Ken Follet, too, discussed the level of research he has carried out for each of his books and how that provided an extra element for a readership to hang on: readers love to think they are learning something. However, his talk didn’t provide the moment of epiphany generated by Ann’s, which demonstrated how research can help us learn things about the characters. Where and how the character works can be a great way to show the character to the reader, providing the writer with many more scenes in which to develop their characters or themes – veritable gold dust.
By contrast, the hands on, tear-it-apart and look inside it, classes provided by James Roose-Evans (on playwrights) and Linda Thompson (breaking down a
When Linda spoke of ‘Casualty’ having one main plot and two sub plots, and that the themes of each mirror the others to create cohesion and synchronicity, her words were just as important when considering the use of subplots in a novel (mirroring subplots, in my opinion, not being essential though they do lend weight to an argument). And, when James suggested a playwright needs to know everything about his characters, not just from a background point-of-view, but also where they were before the current scene, and where they will be afterwards, he provided us novelists with insight: we have a vast number of considerations that may not reach the page but do provide depth (not just for the characters but for the scene and location).

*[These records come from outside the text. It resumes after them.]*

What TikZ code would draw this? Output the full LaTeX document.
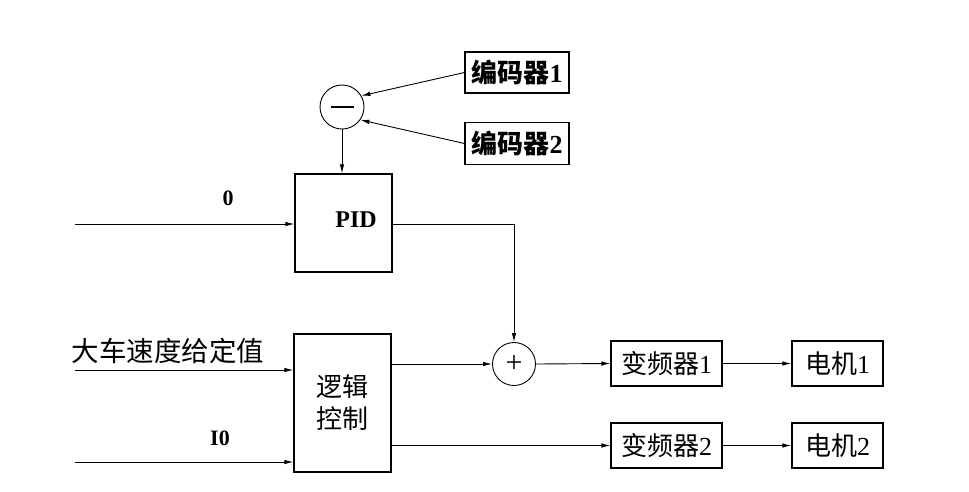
\documentclass[tikz,border=0pt]{standalone}
\usepackage{fontspec}
\setmainfont{Liberation Serif}
\newfontfamily\cjk{Noto Sans CJK SC}
\usetikzlibrary{arrows.meta}
\tikzset{
  blk/.style={draw, line width=1.2pt, inner sep=0pt, font=\fontsize{26}{28}\selectfont},
  bblk/.style={blk, font=\fontsize{26}{28}\selectfont\bfseries},
  sumc/.style={draw, circle, line width=0.9pt, inner sep=0pt, minimum size=44pt},
  arr/.style={line width=0.9pt, -{Latex[length=9pt,width=4.5pt]}},
  lbl/.style={inner sep=0pt, font=\fontsize{24}{26}\selectfont\bfseries}
}
\begin{document}
\begin{tikzpicture}[x=1pt,y=-1pt]
\useasboundingbox (0,0) rectangle (969,491);
% encoders
\node[bblk, minimum width=104pt, minimum height=41pt] (enc1) at (517,72.5) {{\cjk 编码器}1};
\node[bblk, minimum width=104pt, minimum height=42pt] (enc2) at (517,143.5) {{\cjk 编码器}2};
\node[sumc] (minus) at (342,107) {\rule{23pt}{2.8pt}};
% PID
\node[blk, minimum width=97pt, minimum height=98pt] (pid) at (343.5,223) {};
\node[lbl] (pidt) at (356,220) {PID};
% logic
\node[blk, minimum width=97pt, minimum height=138pt, align=center] (logic) at (342.5,403) {{\cjk 逻辑}\\[4pt]{\cjk 控制}};
\node[sumc, minimum size=43pt] (plus) at (514,364) {\fontsize{30}{30}\selectfont\raisebox{-1pt}{+}};
% outputs
\node[blk, minimum width=111pt, minimum height=45pt] (vf1) at (666.5,363.5) {{\cjk 变频器}1};
\node[blk, minimum width=91pt, minimum height=45pt] (m1) at (837.5,363.5) {{\cjk 电机}1};
\node[blk, minimum width=111pt, minimum height=45pt] (vf2) at (666.5,445.5) {{\cjk 变频器}2};
\node[blk, minimum width=91pt, minimum height=45pt] (m2) at (837.5,445.5) {{\cjk 电机}2};
% labels
\node[lbl, font=\fontsize{22}{24}\selectfont\bfseries] (l0) at (228,198) {0};
\node[lbl, font=\fontsize{27.5}{29}\selectfont\cjk] (lspd) at (168,351) {大车速度给定值};
\node[lbl, font=\fontsize{22}{24}\selectfont\bfseries] (lio) at (220,438) {I0};
% input coordinates
\coordinate (in0) at (75,224);
\coordinate (in1) at (75,370);
\coordinate (in2) at (75,462);
% connectors
\draw[arr] (enc1.west) -- (minus.30);
\draw[arr] (enc2.west) -- (minus.-35);
\draw[arr] (minus.south) -- (pid.north -| minus.south);
\draw[arr] (in0) -- (in0 -| pid.west);
\draw[arr] (pid.east |- in0) -| (plus.north);
\draw[arr] (in1) -- (in1 -| logic.west);
\draw[arr] (in2) -- (in2 -| logic.west);
\draw[arr] (logic.east |- plus.west) -- (plus.west);
\draw[arr] (plus.east) -- (vf1.west);
\draw[arr] (logic.east |- vf2.west) -- (vf2.west);
\draw[arr] (vf1.east) -- (m1.west);
\draw[arr] (vf2.east) -- (m2.west);
\end{tikzpicture}
\end{document}
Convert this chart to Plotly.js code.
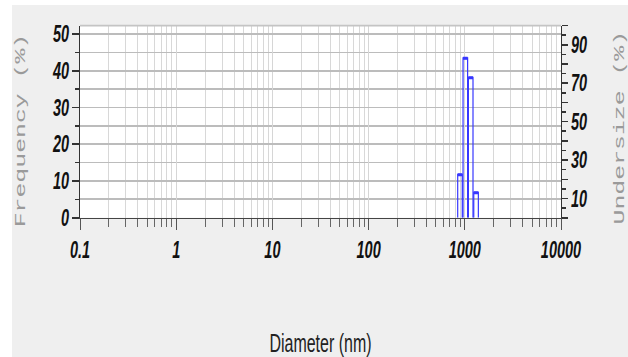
<!DOCTYPE html>
<html>
<head>
<meta charset="utf-8">
<script src="https://cdn.plot.ly/plotly-3.0.1.min.js"></script>
<style>
  html { margin: 0; padding: 0; background: #ffffff; overflow: hidden; }
  body { margin: 0; padding: 0; background: #ffffff; width: 628px; height: 357px; }
  #chart { width: 628px; height: 223px; transform: scaleY(1.6009); transform-origin: 0 0; }
</style>
</head>
<body>
<div id="chart"></div>
<script>
// ---- data ----
const binEdgesNm = [836, 950, 1080, 1228, 1396];     // histogram bin edges (nm)
const frequencyPct = [11.7, 43.4, 38.1, 6.8];        // frequency per bin (%)
const xTickVals = [0.1, 1, 10, 100, 1000, 10000];
const xTickText = ['0.1', '1', '10', '100', '1000', '10000'];
const yTickVals = [0, 10, 20, 30, 40, 50];
const yTickText = ['0', '10', '20', '30', '40', '50'];
const y2TickVals = [0, 10, 20, 30, 40, 50, 60, 70, 80, 90, 100];
const y2TickText = ['', '10', '', '30', '', '50', '', '70', '', '90', ''];
const xTitle = 'Diameter (nm)';
const yTitle = 'Frequency (%)';
const y2Title = 'Undersize (%)';

// minor log tick positions (2..9 in each decade)
const minorX = [];
for (let e = -1; e < 4; e++) {
  for (let d = 2; d <= 9; d++) minorX.push(+(d * Math.pow(10, e)).toPrecision(3));
}

// histogram outlines built from the bin arrays
const gap = Math.pow(10, 0.004);
const ox = [], oy = [], tx = [], ty = [];
for (let i = 0; i < frequencyPct.length; i++) {
  const l = binEdgesNm[i] * gap, r = binEdgesNm[i + 1] / gap, h = frequencyPct[i];
  ox.push(l, l, r, r, null); oy.push(0, h, h, 0, null);
  tx.push(l, r, null); ty.push(h, h, null);
}

const barColor = 'rgb(55,55,255)';
const traces = [
  { x: ox, y: oy, type: 'scatter', mode: 'lines', line: { color: barColor, width: 1.2 },
    hoverinfo: 'skip', showlegend: false, name: 'Frequency' },
  { x: tx, y: ty, type: 'scatter', mode: 'lines', line: { color: barColor, width: 1.8 },
    hoverinfo: 'skip', showlegend: false, name: 'Frequency top' },
  { x: [], y: [], type: 'scatter', mode: 'lines', yaxis: 'y2', showlegend: false, name: 'Undersize' }
];

const tickFont = { family: '"Liberation Sans Narrow", "Arial Narrow", sans-serif', size: 14.5,
                   color: '#111', weight: 'bold', style: 'italic' };
const titleFont = { family: '"Liberation Mono", "Courier New", monospace', size: 15.5, color: '#9a9a9a' };

const layout = {
  width: 628, height: 223,
  margin: { l: 80, r: 67, t: 16, b: 87, pad: 0 },
  paper_bgcolor: '#efefef',
  plot_bgcolor: '#ffffff',
  showlegend: false,
  xaxis: {
    type: 'log', range: [-1, 4], autorange: false,
    tickmode: 'array', tickvals: xTickVals, ticktext: xTickText,
    ticks: 'outside', ticklen: 6.5, tickwidth: 1, tickcolor: '#555',
    showgrid: true, gridcolor: '#d6d6d6', gridwidth: 1,
    showline: true, linecolor: '#444', linewidth: 1,
    zeroline: false,
    tickfont: tickFont,
    minor: { tickmode: 'array', tickvals: minorX, ticks: 'outside', ticklen: 5, tickcolor: '#666',
             showgrid: true, gridcolor: '#d8d8d8', gridwidth: 1 },
    title: { text: xTitle, standoff: 48,
             font: { family: '"Liberation Sans Narrow", "Arial Narrow", sans-serif', size: 16, color: '#222' } }
  },
  yaxis: {
    range: [0, 52.3], autorange: false,
    tickmode: 'array', tickvals: yTickVals, ticktext: yTickText,
    ticks: 'outside', ticklen: 7, tickwidth: 1, tickcolor: '#333',
    showgrid: true, gridcolor: '#bcbcbc', gridwidth: 1.1,
    showline: true, linecolor: '#333', linewidth: 1,
    zeroline: false,
    tickfont: tickFont,
    minor: { dtick: 5, tick0: 0, ticks: 'outside', ticklen: 4, tickcolor: '#333',
             showgrid: true, gridcolor: '#bcbcbc', gridwidth: 1.1 },
    title: { text: '' }
  },
  yaxis2: {
    overlaying: 'y', side: 'right', anchor: 'x',
    range: [0, 100], autorange: false,
    tickmode: 'array', tickvals: y2TickVals, ticktext: y2TickText,
    ticks: 'outside', ticklen: 6, tickwidth: 1, tickcolor: '#333',
    showgrid: false, showline: true, linecolor: '#333', linewidth: 1,
    zeroline: false,
    tickfont: tickFont,
    minor: { dtick: 5, tick0: 0, ticks: 'outside', ticklen: 4, tickcolor: '#333', showgrid: false },
    title: { text: '' }
  },
  annotations: [
    { text: yTitle, xref: 'paper', yref: 'paper', x: -59 / 481, y: 0.45, textangle: -90,
      xanchor: 'center', yanchor: 'middle', showarrow: false, font: titleFont },
    { text: y2Title, xref: 'paper', yref: 'paper', x: 540 / 481, y: 0.465, textangle: -90,
      xanchor: 'center', yanchor: 'middle', showarrow: false, font: titleFont }
  ],
  shapes: [
    { type: 'line', xref: 'paper', yref: 'paper', x0: 0, x1: 1, y0: 1, y1: 1,
      line: { color: '#c4c4c4', width: 1 } },
    // white strips at the top and left edge of the picture
    { type: 'rect', xref: 'paper', yref: 'paper', x0: -80 / 481, x1: 548 / 481,
      y0: 1 + 12.9 / 120, y1: 1 + 16 / 120, fillcolor: '#ffffff', line: { width: 0 }, layer: 'below' },
    { type: 'rect', xref: 'paper', yref: 'paper', x0: -80 / 481, x1: -68 / 481,
      y0: -87 / 120, y1: 1 + 16 / 120, fillcolor: '#ffffff', line: { width: 0 }, layer: 'below' }
  ]
};

Plotly.newPlot('chart', traces, layout, { displayModeBar: false, staticPlot: true, responsive: false });
</script>
</body>
</html>
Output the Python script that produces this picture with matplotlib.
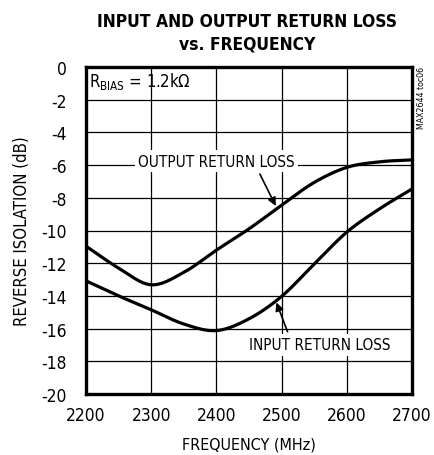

Rather than having little regard for the messages and words of wisdom shared in some of the masterclasses, I understand that the presented knowledge feeds into each other. I’ve catalogued the discussions and will return to them when they become relevant to me.
That said, by far my most useful and informative masterclass has been the skills implementation of Jim Crace’s prose stripping. Hands-on writing-driven teaching holds, for me, the most essential learning elements. With Jim’s deep and extensive look at the inner workings of sentences, word choice and structural design, the relevance of his cynicism and realism from back in the January finally made sense. By getting the students to reconsider the way they critique and write, and their choice of words in any given sentence and then to apply that, he freed our understanding of the craft of writing in a way that the other masterclasses didn’t.
Skills implementation highlights something I have come to appreciate with regard to many of the questions I, and others, have posed to the agent I know. We cannot waste our time on decoration when the structure needs work. Neither my work nor my ability is yet ready for publication and I need to focus my attention there.
A masterclass’s effectiveness is dependent upon the mindset of individual students. Their variations of style are as important as what is said or shown on a slide. A set of stilted, classroom led lessons poring over cold hard facts and “how it has all been done before” does little to garner audience participation or memory after the event. Acting during James Roose-Evan’s playwright discussion, and stripping sentences of another student’s work with Jim Crace have stayed with me. And, while the practicalities and usefulness of each masterclass greatly differ, they each have their purpose and their place. Not just in instruction but in awareness and the suggestibility of how to open doors.